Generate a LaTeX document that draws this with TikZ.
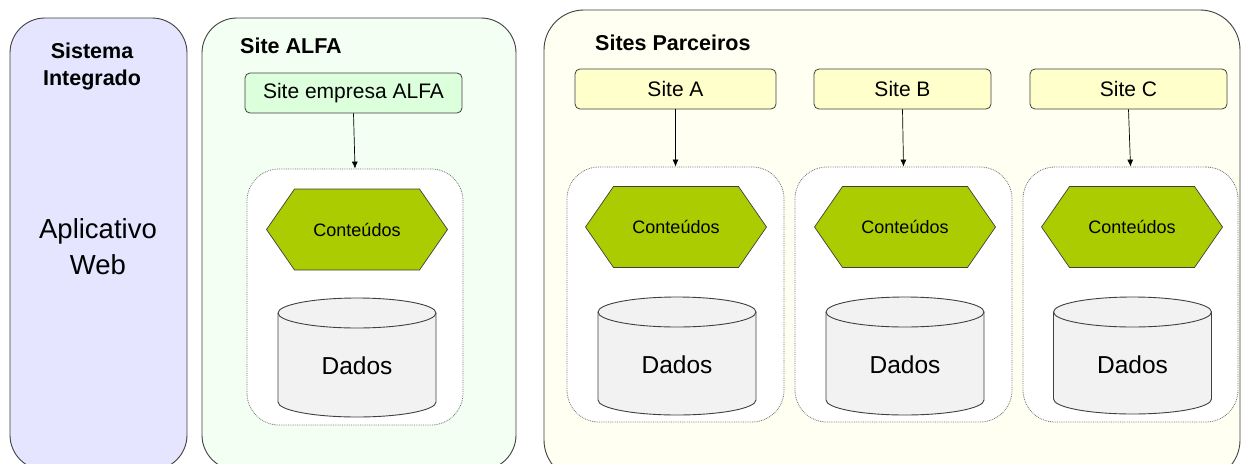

**********

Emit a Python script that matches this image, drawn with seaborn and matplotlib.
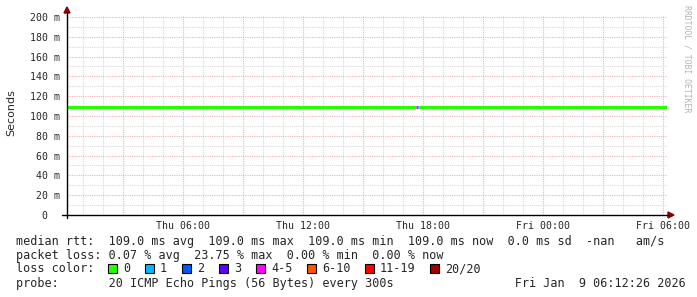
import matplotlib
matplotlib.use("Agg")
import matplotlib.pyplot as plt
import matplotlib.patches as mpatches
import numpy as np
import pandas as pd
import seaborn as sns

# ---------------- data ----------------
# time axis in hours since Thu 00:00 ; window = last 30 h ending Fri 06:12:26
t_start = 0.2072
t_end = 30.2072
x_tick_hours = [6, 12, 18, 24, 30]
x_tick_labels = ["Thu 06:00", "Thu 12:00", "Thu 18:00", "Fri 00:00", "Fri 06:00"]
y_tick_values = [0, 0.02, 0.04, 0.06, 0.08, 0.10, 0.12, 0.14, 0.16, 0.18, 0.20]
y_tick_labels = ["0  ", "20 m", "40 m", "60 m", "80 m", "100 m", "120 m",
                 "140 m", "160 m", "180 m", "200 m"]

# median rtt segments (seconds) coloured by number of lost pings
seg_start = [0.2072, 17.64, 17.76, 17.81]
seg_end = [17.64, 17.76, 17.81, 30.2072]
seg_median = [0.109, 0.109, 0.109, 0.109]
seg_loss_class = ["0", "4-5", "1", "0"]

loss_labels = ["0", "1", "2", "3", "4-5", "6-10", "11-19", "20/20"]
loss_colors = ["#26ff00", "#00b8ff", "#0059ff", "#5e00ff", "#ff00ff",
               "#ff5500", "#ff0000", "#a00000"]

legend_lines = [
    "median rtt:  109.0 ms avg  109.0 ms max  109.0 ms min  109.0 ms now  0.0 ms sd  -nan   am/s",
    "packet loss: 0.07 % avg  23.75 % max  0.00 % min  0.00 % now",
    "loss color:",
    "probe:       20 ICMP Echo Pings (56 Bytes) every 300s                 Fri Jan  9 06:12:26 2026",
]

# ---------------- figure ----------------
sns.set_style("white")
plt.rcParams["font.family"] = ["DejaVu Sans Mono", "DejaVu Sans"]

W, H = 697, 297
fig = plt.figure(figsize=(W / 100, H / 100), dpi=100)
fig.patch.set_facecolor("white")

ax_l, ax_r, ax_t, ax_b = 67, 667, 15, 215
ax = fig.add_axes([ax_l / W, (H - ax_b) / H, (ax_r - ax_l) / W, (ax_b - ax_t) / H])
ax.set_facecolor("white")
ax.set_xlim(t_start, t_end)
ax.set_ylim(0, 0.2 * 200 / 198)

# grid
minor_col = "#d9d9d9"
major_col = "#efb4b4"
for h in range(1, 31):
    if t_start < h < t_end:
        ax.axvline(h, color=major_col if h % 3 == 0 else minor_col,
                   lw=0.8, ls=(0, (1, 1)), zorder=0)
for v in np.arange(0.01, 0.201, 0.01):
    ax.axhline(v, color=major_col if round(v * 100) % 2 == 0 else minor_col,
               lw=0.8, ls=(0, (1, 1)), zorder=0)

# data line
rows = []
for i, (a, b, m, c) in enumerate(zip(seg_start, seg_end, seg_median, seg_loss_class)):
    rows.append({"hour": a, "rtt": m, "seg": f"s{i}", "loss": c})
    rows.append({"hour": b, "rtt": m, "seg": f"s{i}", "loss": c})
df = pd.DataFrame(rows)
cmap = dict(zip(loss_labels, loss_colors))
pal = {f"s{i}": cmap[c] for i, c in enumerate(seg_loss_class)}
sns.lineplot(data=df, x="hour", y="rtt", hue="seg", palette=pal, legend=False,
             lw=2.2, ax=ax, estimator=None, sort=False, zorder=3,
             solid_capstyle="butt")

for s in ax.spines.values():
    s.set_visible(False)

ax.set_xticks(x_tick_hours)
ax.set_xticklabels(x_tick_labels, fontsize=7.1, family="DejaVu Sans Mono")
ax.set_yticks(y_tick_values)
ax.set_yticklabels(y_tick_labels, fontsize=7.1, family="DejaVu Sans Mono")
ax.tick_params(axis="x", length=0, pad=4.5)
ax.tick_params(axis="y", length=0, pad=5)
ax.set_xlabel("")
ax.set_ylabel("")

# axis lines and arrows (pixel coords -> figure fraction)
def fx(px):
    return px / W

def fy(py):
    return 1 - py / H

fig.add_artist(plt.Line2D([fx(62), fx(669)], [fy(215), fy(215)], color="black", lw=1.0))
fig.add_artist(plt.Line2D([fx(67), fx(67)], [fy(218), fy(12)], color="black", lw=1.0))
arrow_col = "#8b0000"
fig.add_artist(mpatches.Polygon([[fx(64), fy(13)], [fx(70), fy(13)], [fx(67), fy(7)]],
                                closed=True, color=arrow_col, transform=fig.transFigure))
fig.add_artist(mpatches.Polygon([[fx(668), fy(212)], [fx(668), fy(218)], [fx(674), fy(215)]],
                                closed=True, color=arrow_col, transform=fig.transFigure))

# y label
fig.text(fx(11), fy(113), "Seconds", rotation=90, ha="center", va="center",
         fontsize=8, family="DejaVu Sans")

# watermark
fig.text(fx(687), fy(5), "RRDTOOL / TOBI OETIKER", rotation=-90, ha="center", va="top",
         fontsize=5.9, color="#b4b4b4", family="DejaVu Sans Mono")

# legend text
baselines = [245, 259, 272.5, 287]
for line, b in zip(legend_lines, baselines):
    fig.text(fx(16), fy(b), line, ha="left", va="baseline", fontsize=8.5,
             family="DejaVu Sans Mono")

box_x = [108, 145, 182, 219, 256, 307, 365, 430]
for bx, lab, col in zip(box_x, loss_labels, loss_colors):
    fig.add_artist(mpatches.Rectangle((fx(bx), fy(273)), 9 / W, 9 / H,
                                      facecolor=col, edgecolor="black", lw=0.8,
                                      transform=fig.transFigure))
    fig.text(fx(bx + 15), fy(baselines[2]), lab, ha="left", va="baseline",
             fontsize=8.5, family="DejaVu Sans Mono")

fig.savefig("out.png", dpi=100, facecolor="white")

**********

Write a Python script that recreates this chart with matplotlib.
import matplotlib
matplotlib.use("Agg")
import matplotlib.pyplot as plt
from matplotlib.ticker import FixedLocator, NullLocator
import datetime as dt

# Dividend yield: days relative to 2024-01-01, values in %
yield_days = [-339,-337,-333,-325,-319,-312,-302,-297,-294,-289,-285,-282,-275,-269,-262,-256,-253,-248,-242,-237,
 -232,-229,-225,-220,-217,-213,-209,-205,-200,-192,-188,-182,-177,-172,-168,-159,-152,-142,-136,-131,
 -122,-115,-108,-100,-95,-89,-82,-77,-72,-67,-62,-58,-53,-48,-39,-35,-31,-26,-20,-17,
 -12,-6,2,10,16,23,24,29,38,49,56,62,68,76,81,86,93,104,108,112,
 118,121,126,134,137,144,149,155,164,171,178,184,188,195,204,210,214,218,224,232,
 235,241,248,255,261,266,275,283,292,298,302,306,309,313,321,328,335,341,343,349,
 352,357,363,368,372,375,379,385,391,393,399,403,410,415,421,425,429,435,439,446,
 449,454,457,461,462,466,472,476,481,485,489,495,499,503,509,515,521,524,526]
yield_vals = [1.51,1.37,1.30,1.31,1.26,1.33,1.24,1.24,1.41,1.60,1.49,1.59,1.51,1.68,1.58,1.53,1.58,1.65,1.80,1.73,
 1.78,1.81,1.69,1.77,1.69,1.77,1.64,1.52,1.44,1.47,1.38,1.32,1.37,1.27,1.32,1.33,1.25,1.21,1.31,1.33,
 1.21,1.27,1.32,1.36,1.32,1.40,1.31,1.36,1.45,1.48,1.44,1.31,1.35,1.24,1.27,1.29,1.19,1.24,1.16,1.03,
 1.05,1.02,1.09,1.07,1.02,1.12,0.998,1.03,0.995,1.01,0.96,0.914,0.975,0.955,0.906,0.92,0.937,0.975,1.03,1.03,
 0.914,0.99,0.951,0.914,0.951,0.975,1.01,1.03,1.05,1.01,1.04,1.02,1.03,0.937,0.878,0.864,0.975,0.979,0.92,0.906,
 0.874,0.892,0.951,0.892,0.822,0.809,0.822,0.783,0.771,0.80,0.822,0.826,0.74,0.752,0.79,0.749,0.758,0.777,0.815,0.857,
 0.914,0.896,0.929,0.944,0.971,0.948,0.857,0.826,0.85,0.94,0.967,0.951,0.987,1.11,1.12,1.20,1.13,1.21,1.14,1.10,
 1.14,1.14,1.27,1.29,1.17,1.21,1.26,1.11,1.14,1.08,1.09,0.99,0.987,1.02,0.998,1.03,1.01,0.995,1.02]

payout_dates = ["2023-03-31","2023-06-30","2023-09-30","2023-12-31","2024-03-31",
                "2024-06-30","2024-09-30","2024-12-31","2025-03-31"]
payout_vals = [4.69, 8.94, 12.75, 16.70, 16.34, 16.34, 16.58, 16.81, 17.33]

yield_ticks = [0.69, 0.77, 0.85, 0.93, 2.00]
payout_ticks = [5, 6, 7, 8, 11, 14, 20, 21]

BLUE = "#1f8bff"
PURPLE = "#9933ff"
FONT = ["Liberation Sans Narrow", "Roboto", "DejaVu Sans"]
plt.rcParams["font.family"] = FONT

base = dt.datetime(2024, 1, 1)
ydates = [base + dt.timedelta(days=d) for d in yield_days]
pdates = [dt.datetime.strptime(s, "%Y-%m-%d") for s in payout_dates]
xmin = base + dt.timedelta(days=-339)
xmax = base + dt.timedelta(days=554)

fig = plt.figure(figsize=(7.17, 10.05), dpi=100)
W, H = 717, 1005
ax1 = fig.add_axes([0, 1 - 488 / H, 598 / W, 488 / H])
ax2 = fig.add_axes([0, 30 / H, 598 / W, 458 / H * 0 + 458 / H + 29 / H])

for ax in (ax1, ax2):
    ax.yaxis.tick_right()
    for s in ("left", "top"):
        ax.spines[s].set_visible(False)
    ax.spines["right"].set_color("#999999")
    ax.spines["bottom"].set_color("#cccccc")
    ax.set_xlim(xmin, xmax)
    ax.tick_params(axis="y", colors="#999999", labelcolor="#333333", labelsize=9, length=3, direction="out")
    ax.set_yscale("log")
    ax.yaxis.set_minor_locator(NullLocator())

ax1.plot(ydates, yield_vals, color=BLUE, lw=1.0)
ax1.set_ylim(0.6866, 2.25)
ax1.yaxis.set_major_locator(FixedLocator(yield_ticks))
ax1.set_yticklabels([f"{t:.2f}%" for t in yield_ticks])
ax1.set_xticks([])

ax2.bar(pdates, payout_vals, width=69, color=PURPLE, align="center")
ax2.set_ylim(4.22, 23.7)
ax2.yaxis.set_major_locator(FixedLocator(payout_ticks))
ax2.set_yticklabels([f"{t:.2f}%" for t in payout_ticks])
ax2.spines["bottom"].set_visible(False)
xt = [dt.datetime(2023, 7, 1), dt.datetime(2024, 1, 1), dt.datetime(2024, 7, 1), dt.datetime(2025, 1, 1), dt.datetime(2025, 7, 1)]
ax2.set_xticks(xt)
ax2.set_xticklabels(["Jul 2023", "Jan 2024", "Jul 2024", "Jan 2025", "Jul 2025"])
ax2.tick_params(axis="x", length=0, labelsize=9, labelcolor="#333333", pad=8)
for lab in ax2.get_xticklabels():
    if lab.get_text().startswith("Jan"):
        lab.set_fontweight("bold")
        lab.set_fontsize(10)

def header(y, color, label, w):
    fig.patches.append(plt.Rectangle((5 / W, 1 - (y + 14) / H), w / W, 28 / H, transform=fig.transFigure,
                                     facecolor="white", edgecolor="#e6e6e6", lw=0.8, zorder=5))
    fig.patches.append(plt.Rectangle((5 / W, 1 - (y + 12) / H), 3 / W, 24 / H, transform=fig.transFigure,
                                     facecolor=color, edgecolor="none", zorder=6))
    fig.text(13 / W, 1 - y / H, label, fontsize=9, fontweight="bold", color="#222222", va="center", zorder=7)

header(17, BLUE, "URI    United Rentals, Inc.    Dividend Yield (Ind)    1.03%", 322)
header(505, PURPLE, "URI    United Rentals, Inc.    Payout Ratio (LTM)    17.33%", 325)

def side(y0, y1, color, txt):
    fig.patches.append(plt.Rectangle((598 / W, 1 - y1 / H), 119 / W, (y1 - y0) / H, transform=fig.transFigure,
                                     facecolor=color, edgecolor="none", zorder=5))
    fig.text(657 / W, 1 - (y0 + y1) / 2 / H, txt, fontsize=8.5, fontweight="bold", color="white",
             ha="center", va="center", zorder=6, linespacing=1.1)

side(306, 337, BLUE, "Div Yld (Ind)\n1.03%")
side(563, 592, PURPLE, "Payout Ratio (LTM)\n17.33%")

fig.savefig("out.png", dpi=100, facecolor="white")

**********

SET PROBLEM —
Copy out precisely the lines that begin at the line containing "Write a Python" and end at the line containing "import datetime as dt", including both; write nothing else.

IN RESPONSE —
Write a Python script that recreates this chart with matplotlib.
import matplotlib
matplotlib.use("Agg")
import matplotlib.pyplot as plt
from matplotlib.ticker import FixedLocator, NullLocator
import datetime as dt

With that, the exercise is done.